Blitz contro il clan dei Casalesi: 14 arresti in provincia di Caserta. Dalle prime ore della mattinata, i carabinieri del Nucleo Investigativo del Comando Provinciale di Caserta, coordinati dalla Direzione distrettuale Antimafia di Napoli, stanno eseguendo misure cautelari nei confronti di numerose persone ritenute responsabili di associazione a delinquere di tipo mafioso, estorsione, incendio, detenzione di armi e ricettazione. Uno dei destinatari del provvedimento, a capo del gruppo, dopo 24 anni di reclusione, appena in libertà, stava tentando di ricostituire una frangia del clan dei Casalesi. Sono 14 misure le persone finite in manette (9 in carcere e 5 ai domiciliari), con oltre 120 militari impiegati, un team SOS (Squadre Operative di Supporto), Nucleo Cinofili e Nucleo Elicotteri Carabinieri Pontecagnano. Tra gli episodi violenti compiuti durante le attività estorsive realizzate dal gruppo malavitoso capeggiato dallo storico affiliato alla fazione Schiavone del clan dei Casalesi, figura anche l’incendio di una vettura appartenente a una giovane coppia che non voleva lasciare l’appartamento in cui erano in affitto. Con al suo fianco persone di fiducia, tra cui anche dei parenti, dopo la scarcerazione Mezzero aveva anche ripreso a imporre le estorsioni agli imprenditori. Lo storico appartenente al gruppo Schiavone del clan dei Casalesi è stato scarcerato nel luglio 2022, dopo un lungo e ininterrotto periodo di detenzione iniziato nel marzo del 1999.

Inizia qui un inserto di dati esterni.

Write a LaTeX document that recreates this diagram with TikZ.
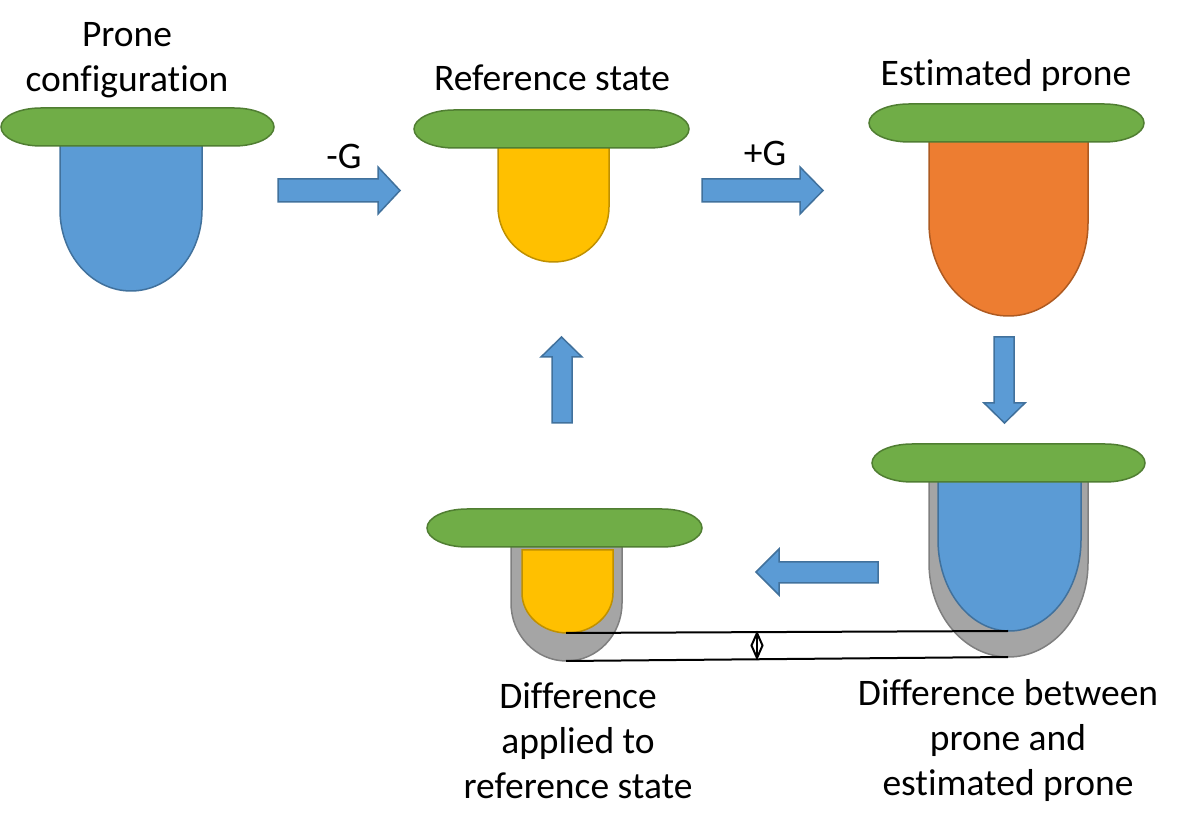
\documentclass[tikz,border=0pt]{standalone}
\usepackage{fontspec}
\setmainfont{Carlito}[Ligatures=NoCommon]
\usetikzlibrary{arrows.meta}
\definecolor{pgreen}{HTML}{70AD47}
\definecolor{pgreenD}{HTML}{507E32}
\definecolor{pblue}{HTML}{5B9BD5}
\definecolor{pblueD}{HTML}{41719C}
\definecolor{pyellow}{HTML}{FFC000}
\definecolor{pyellowD}{HTML}{BF9000}
\definecolor{porange}{HTML}{ED7D31}
\definecolor{porangeD}{HTML}{AE5A21}
\definecolor{pgray}{HTML}{A5A5A5}
\definecolor{pgrayD}{HTML}{7F7F7F}
\tikzset{
  pillsty/.style={fill=pgreen,draw=pgreenD,line width=1.5pt},
  bluesty/.style={fill=pblue,draw=pblueD,line width=1.5pt},
  yellowsty/.style={fill=pyellow,draw=pyellowD,line width=1.5pt},
  orangesty/.style={fill=porange,draw=porangeD,line width=1.5pt},
  graysty/.style={fill=pgray,draw=pgrayD,line width=1.5pt},
  blockarrow/.style={fill=pblue,draw=pblueD,line width=1.5pt,line join=miter},
  lbl/.style={font=\fontsize{37.5}{45}\selectfont,align=center,inner sep=0pt},
  diffline/.style={draw=black,line width=2pt},
  diamondtip/.style={draw=black,line width=2pt,line join=miter}
}
% pill: xL xR yBottom
\newcommand\mypill[3]{%
  \path[pillsty] ({#1+40},#3) -- ({#2-40},#3)
    arc[start angle=-90,end angle=90,x radius=40pt,y radius=19pt]
    -- ({#1+40},{#3+38})
    arc[start angle=90,end angle=270,x radius=40pt,y radius=19pt] -- cycle;}
% U shape: style xL xR ytop ystraight rx ry
\newcommand\myushape[7]{%
  \path[#1] (#2,#4) -- (#2,#5)
    arc[start angle=180,end angle=360,x radius=#6pt,y radius=#7pt]
    -- (#3,#4) -- cycle;}
\begin{document}
\begin{tikzpicture}[x=1pt,y=1pt]
\useasboundingbox (0,0) rectangle (1191,830);

% --- Prone configuration
\myushape{bluesty}{60}{202}{690}{620}{71}{81}
\mypill{1}{274}{684}
\node[lbl] (tprone) at (127,770) {Prone\\configuration};

% --- Reference state
\myushape{yellowsty}{498}{609}{690}{623}{55.5}{55}
\mypill{414}{689}{682}
\node[lbl] (tref) at (552,752) {Reference state};

% --- Estimated prone
\myushape{orangesty}{929}{1088}{695}{607}{79.5}{93}
\mypill{869}{1144}{688}
\node[lbl] (test) at (1006,754) {Estimated prone};

% --- Difference between prone and estimated prone
\myushape{graysty}{929}{1088}{355}{267}{79.5}{94}
\myushape{bluesty}{938}{1081}{355}{290}{71.5}{91}
\mypill{872}{1145}{348}
\node[lbl] (tdiff) at (1008,89) {Difference between\\prone and\\estimated prone};

% --- Difference applied to reference state
\myushape{graysty}{511}{622}{290}{227}{55.5}{58}
\myushape{yellowsty}{522}{613}{280}{237}{45.5}{40}
\mypill{427}{702}{283}
\node[lbl] (tapp) at (578,89) {Difference\\applied to\\reference state};

% --- block arrows
\path[blockarrow] (278,628) -- (378,628) -- (378,616) -- (400,639.5)
  -- (378,663) -- (378,651) -- (278,651) -- cycle;
\node[lbl] (tminus) at (344,674) {-G};
\path[blockarrow] (702,628) -- (800,628) -- (800,616) -- (823,639.5)
  -- (800,663) -- (800,651) -- (702,651) -- cycle;
\node[lbl] (tplus) at (765,677) {+G};
\path[blockarrow] (994,493) -- (1014,493) -- (1014,427) -- (1025,427)
  -- (1004.5,407) -- (984,427) -- (994,427) -- cycle;
\path[blockarrow] (878,247) -- (779,247) -- (779,235) -- (756,258)
  -- (779,281) -- (779,268) -- (878,268) -- cycle;
\path[blockarrow] (552,407) -- (572,407) -- (572,473) -- (582,473)
  -- (561.5,493) -- (541,473) -- (552,473) -- cycle;

% --- difference lines
\coordinate (ysmall) at (566,197);
\coordinate (bsmall) at (1008,199);
\coordinate (gsmall) at (566,169);
\coordinate (gbig) at (1008,173);
\coordinate (dtop) at (757,197);
\coordinate (dbot) at (757,172);
\draw[diffline] (ysmall) -- (bsmall);
\draw[diffline] (gsmall) -- (gbig);
\draw[diamondtip] (dtop) -- (762.5,184.5) -- (dbot) -- (751.5,184.5) -- cycle;
\draw[diamondtip] (dtop) -- (dbot);
\end{tikzpicture}
\end{document}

Malgrado fosse sotto libertà vigilata e, successivamente sottoposto alla sorveglianza speciale con obbligo di soggiorno, secondo gli investigatori si è da subito adoperato per riorganizzare il gruppo criminale e affermare il proprio controllo del territorio. E tra le sue malefatte figura anche una tentata estorsione in danno di una giovane coppia per risolvere una controversia abitativa connessa con la resistenza opposta dai due nel liberare l’appartamento in cui erano in affitto, realizzata mediante minaccia e violenza ed in particolare culminata nell’incendio dell’autovettura di proprietà dei predetti. Le investigazioni hanno poi consentito di raccogliere gravi indizi di colpevolezza a carico degli indagati in ordine al tentativo di accaparrarsi la gestione di attività commerciali attraverso le quali reimpiegare proventi illeciti, ovvero nell’ottenere una tangente sulla compravendita di un capannone commerciale, del valore di oltre un milione di euro. L’indagine dei militari dell’arma, coordinata dalla Dda partenopea, è partita nel settembre del 2022 (poco dopo la scarcerazione di Mezzeri) e si è conclusa alla fine del mese di giugno 2023. Attraverso attività d’intercettazione telefonica e ambientale, supportata da servizi di osservazione e pedinamento, sono state documentare dinamiche e definite condotte che hanno riguardato vicende relativamente recenti nelle quali sono stati coinvolti affiliati al Clan dei Casalesi di diverso spessore, attualmente attivi nei territori di Grazzanise, Santa Maria La Fossa, Vitulazio, Capua, San Tammaro, Santa Maria Capua Vetere, Casal di Principe e comuni limitrofi. Non di minor rilievo, per l’impatto di allarme sociale che desta, la dinamica criminale accertata della ricettazione di mezzi d’opera e materiali da cantiere, che rientrava nelle attività del sodalizio. Infatti, nel corso dell’attività sono stati restituiti ai legittimi proprietari diversi autocarri e mezzi agricoli rinvenuti dai militari subito dopo i furti (valore stimato complessivamente in circa 40mila euro). Le indagini hanno altresì consentito di acclarare la disponibilità di armi da parte del neo gruppo malavitoso sgominato.

Tra gli indagati figura anche Carmine Zagaria, 56 anni, fratello dell’ex primula rossa Michele Zagaria, boss dell’omonima fazione della federazione mafiosa casalese. A Carmine Zagaria viene contestato di essere il mandante di una estorsione da 40mila euro avanzata nell’ambito di una compravendita di un capannone in località Torello della frazione Sant’Andrea del Pizzone a Francolise (Caserta) risalente al 28 marzo 2022. Secondo quanto emerso dalle indagini dei carabinieri, la richiesta prevedeva che dovessero essere corrisposti 30mila euro dal compratore e 10mila dal venditore. La vicenda ha però visto la convergenza su questa richiesta anche del capozona di Francolise il quale, invece, era intenzionato anche lui a imporre un «pizzo» da 40mila euro ma da suddividere in due tranche da 20mila per ciascuna delle due vittime, una delle quali venne anche minacciata e aggredita.